* Begin Supplied entries *

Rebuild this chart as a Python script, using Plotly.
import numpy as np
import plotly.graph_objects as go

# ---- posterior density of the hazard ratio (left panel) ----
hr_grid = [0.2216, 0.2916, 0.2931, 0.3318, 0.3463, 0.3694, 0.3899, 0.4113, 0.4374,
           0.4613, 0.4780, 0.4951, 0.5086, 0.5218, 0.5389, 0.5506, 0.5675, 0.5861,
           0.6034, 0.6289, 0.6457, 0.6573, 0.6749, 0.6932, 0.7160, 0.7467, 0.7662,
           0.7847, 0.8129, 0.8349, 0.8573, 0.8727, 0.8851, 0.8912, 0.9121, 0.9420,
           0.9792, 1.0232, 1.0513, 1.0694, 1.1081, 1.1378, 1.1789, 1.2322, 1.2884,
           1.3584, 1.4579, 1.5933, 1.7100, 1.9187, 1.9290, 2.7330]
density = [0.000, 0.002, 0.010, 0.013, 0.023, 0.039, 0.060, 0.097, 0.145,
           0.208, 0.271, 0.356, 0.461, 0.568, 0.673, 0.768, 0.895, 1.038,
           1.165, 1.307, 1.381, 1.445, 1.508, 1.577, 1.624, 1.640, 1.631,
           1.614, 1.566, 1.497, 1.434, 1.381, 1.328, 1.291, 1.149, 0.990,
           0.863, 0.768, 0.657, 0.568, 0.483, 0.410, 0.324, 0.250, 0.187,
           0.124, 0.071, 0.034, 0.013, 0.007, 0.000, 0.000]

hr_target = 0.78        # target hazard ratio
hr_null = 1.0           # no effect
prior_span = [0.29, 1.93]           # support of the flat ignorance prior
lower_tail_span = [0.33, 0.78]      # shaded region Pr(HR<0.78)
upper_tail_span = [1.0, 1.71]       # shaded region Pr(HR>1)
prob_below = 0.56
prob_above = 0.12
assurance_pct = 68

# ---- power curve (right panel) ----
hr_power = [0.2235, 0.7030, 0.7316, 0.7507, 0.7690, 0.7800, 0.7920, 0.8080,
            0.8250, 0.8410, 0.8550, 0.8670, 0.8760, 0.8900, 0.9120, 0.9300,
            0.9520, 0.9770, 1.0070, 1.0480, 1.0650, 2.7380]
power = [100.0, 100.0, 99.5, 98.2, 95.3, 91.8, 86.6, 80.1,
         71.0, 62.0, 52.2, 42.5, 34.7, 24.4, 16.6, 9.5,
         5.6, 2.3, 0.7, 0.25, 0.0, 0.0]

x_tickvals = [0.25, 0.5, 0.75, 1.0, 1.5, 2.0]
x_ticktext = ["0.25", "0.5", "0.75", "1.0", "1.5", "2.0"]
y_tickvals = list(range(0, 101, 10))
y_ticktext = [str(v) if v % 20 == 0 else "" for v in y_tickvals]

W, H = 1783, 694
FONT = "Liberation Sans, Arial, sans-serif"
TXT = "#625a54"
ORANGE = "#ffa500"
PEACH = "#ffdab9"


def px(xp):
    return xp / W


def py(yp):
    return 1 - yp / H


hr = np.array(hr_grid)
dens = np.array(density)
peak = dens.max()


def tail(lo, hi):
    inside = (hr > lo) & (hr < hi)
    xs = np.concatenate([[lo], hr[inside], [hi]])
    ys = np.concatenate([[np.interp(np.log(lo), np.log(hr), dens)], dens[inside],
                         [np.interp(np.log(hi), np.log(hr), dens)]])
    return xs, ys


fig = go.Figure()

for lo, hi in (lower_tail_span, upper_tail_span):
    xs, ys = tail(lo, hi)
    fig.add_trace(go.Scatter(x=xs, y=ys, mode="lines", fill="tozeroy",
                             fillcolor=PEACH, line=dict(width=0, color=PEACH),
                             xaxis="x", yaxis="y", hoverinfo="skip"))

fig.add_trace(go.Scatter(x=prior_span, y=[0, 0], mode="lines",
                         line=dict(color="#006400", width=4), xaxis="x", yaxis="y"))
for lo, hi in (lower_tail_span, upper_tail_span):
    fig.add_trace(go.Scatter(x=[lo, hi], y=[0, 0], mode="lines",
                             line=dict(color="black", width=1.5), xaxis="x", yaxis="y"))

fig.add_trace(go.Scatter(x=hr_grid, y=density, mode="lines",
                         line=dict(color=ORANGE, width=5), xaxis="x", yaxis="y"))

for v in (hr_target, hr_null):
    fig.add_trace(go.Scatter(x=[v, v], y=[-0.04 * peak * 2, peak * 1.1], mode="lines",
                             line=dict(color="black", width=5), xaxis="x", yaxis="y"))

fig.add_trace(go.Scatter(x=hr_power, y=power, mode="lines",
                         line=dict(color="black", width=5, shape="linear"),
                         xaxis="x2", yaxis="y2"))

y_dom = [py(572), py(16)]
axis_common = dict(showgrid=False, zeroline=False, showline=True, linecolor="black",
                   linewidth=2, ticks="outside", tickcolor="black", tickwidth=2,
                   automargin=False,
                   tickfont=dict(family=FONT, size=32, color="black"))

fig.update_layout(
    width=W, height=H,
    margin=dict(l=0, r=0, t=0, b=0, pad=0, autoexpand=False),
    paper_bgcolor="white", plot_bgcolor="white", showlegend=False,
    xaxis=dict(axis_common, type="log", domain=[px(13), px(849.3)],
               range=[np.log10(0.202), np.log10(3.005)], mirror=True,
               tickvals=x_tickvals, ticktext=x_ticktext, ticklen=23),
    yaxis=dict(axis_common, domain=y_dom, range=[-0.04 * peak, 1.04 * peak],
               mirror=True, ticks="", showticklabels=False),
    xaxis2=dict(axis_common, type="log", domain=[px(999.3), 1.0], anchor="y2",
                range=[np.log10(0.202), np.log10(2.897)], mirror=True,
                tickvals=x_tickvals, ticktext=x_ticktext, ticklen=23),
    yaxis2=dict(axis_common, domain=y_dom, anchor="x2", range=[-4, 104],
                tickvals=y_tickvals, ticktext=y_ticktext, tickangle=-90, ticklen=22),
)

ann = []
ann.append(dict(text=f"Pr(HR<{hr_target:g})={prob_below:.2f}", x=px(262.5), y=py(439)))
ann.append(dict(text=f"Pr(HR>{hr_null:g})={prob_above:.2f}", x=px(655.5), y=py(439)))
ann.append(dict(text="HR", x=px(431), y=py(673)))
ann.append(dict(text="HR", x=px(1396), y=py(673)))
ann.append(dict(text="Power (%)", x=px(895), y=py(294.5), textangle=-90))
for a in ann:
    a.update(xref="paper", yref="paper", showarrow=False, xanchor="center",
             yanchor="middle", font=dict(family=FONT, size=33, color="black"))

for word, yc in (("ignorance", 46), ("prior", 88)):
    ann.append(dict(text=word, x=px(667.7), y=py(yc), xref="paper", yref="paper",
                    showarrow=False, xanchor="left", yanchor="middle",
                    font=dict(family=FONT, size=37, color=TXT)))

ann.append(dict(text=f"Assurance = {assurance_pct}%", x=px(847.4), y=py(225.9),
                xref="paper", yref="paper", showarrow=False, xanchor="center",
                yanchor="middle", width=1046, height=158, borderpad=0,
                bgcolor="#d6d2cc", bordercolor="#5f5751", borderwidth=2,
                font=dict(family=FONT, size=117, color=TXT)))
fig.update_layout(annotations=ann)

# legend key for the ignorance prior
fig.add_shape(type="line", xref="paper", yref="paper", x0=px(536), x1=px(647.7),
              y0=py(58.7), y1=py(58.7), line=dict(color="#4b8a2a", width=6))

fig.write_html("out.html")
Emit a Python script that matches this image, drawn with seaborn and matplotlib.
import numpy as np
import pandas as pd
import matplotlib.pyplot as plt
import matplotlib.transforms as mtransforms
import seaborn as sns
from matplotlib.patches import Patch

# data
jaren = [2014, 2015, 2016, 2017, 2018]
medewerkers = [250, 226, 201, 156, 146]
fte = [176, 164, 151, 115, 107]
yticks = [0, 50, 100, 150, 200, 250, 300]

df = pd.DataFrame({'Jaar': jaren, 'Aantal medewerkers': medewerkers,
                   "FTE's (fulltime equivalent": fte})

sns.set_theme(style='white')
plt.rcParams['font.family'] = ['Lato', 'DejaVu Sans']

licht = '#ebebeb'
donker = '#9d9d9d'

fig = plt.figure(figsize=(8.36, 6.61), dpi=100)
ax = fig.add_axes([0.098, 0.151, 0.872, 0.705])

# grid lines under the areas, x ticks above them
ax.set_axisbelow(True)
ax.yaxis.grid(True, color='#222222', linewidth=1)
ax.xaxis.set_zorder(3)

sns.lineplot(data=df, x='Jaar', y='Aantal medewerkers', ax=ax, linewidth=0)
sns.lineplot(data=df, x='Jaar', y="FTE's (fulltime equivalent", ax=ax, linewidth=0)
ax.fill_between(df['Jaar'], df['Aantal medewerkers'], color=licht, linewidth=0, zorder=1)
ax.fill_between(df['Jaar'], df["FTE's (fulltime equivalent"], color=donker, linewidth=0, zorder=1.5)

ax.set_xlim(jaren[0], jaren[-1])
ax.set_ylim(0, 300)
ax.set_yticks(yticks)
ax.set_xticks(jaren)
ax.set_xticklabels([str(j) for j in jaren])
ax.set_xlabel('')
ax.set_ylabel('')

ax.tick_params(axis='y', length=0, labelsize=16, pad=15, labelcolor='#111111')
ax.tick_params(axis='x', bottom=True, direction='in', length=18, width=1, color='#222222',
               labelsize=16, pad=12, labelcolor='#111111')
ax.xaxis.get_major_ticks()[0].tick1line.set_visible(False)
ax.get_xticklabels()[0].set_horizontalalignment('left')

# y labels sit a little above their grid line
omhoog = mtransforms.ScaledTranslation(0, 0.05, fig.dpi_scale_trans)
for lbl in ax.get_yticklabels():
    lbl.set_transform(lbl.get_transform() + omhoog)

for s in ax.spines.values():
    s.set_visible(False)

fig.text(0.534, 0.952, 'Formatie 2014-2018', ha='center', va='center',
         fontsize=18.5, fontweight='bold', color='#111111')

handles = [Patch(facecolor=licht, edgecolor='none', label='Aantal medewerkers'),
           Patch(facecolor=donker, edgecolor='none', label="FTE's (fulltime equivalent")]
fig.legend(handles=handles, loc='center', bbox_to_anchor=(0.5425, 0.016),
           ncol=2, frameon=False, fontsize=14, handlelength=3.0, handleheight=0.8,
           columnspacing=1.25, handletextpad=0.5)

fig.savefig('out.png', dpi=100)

* End Supplied entries *

** Prompt **
How many lines in these entries hold the string "script"? Answer with the number alone.

** Solution **
2